High-Myrcene cannabis strains: Cannabis indica
Terpenes and Different Medical Cannabis Strains
For some patients, the terpene profile is an important factor to consider when choosing a strain. Different strains of cannabis contain different terpenes, although there is some overlap. The only way to be sure about which terpenes a strain contains is to buy from a licensed producer which list the terpene content of its products.
There is no way to know what you are getting from an unregulated seller.
We’ve covered how different batches of the same strain contain the same terpenes, but what about different batches of the same strain?
If a grower uses the same strain for each batch the cannabis will have the same terpene profile. The growing environment does not effect the terpene profile aside from how much of the terpenes are produced.
When you buy cannabis from an un-regulated seller your run the risk of getting a different strain than you think.
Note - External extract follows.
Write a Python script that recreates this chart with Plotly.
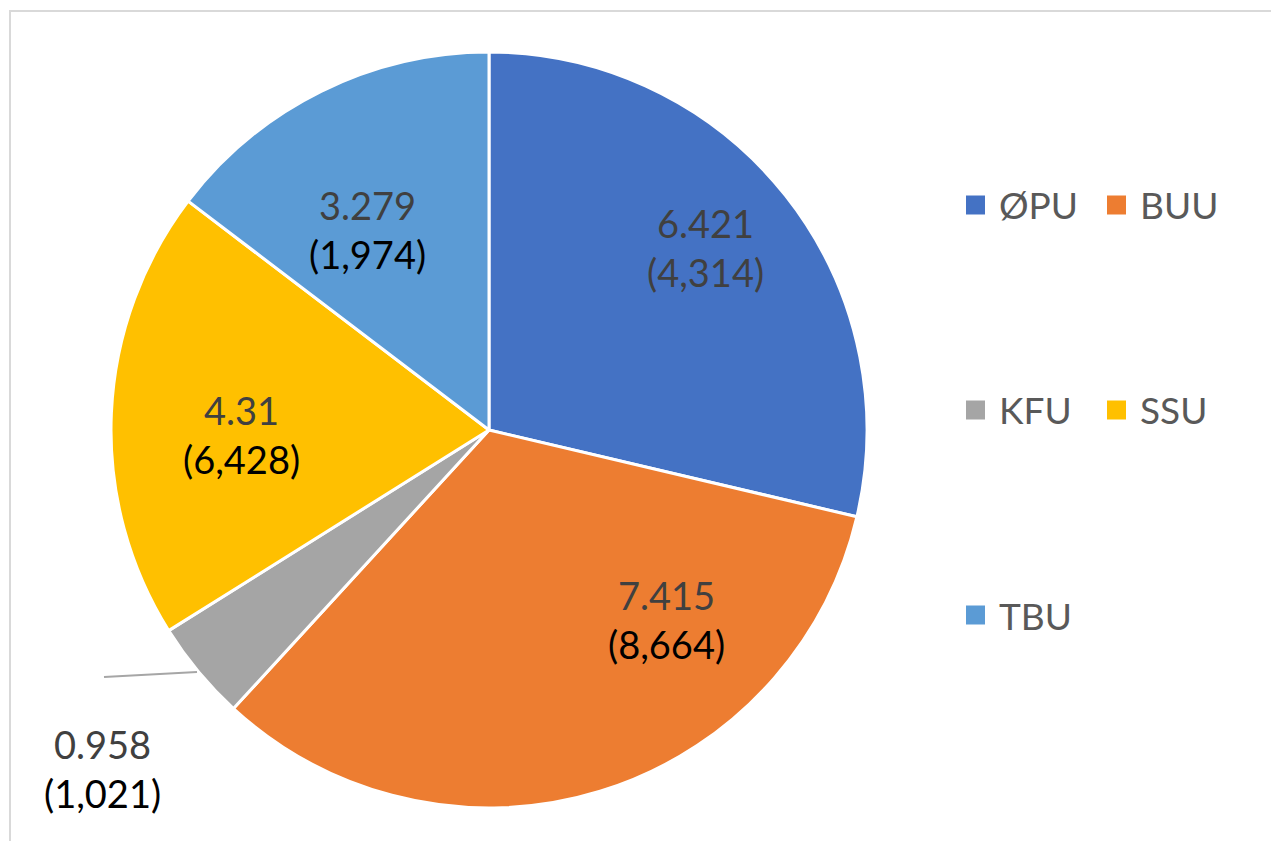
import plotly.graph_objects as go

# ---- data ----
categories = ["ØPU", "BUU", "KFU", "SSU", "TBU"]
values = [6.421, 7.415, 0.958, 4.31, 3.279]
counts = ["4,314", "8,664", "1,021", "6,428", "1,974"]
colors = ["#4472C4", "#ED7D31", "#A5A5A5", "#FFC000", "#5B9BD5"]
count_colors = ["#404040", "#000000", "#000000", "#000000", "#000000"]

# the page body has an 8px margin; work in window pixels and shift
OFF = 8
W, H = 1279 - OFF, 841 - OFF
FONT = "Lato, Open Sans, sans-serif"

def px(x):
    return (x - OFF) / W

def py(y):
    return 1 - (y - OFF) / H

# pie geometry (window pixels)
cx, cy, R = 489, 430, 378

fig = go.Figure()
fig.add_trace(go.Pie(
    labels=categories,
    values=values,
    sort=False,
    direction="clockwise",
    rotation=0,
    textinfo="none",
    marker=dict(colors=colors, line=dict(color="#FFFFFF", width=3)),
    domain=dict(x=[px(cx - R), px(cx + R)], y=[py(cy + R), py(cy - R)]),
    showlegend=False,
    hoverinfo="label+value",
))

# data label positions (window pixel centers, Excel "best fit" placement)
label_pos = [(705, 247), (667, 619), (103, 768), (241, 434), (367, 229)]

annotations = []
for cat, v, c, cc, (lx, ly) in zip(categories, values, counts, count_colors, label_pos):
    annotations.append(dict(
        x=px(lx), y=py(ly), xref="paper", yref="paper",
        xanchor="center", yanchor="middle", showarrow=False,
        text=f"{v:g}<br><span style='color:{cc}'>({c})</span>",
        font=dict(family=FONT, size=38, color="#404040"),
        align="center",
    ))

shapes = []
# leader line for the small KFU slice
shapes.append(dict(type="line", xref="paper", yref="paper",
                   x0=px(104), y0=py(677), x1=px(197), y1=py(672),
                   line=dict(color="#A6A6A6", width=2)))
# chart-area border
shapes.append(dict(type="rect", xref="paper", yref="paper",
                   x0=px(10), y0=-0.05, x1=1.05, y1=py(11),
                   line=dict(color="#D9D9D9", width=2), fillcolor="rgba(0,0,0,0)"))

# manual two-column legend
for i, (cat, col) in enumerate(zip(categories, colors)):
    c, r = i % 2, i // 2
    mx = 966 + c * 141
    my = 205 + r * 205
    shapes.append(dict(type="rect", xref="paper", yref="paper",
                       x0=px(mx), x1=px(mx + 19), y0=py(my + 9.5), y1=py(my - 9.5),
                       line=dict(width=0), fillcolor=col))
    annotations.append(dict(
        x=px(mx + 31), y=py(my), xref="paper", yref="paper",
        xanchor="left", yanchor="middle", showarrow=False,
        text=cat, font=dict(family=FONT, size=37, color="#595959"),
    ))

fig.update_layout(
    width=W, height=H,
    margin=dict(l=0, r=0, t=0, b=0),
    paper_bgcolor="#FFFFFF",
    plot_bgcolor="#FFFFFF",
    annotations=annotations,
    shapes=shapes,
    showlegend=False,
)

fig.write_html("out.html")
Although you may think you’re getting a different batch of the same cannabis, it may have a dramatically different terpene and cannabinoid profile because it has different genes.
The best way to be sure you are getting what you need is to buy from an LP like INDIVA. LPs use identical genetics for every batch, follow stringent quality-assurance procedures, and follow a precise cultivation procedure to ensure consistency between batches.
Lab-tested products are the only sure way of knowing a strain’s terpene potency.
How Does Method of Ingestion Influence the Effects of Terpenes?
The odour and potential effects of terpenes can be seriously inhibited or eliminated if they are heated past their boiling point. It’s best to use a ‘low-heat’ device such as a vaporizer on low setting to extract the most from terpenes.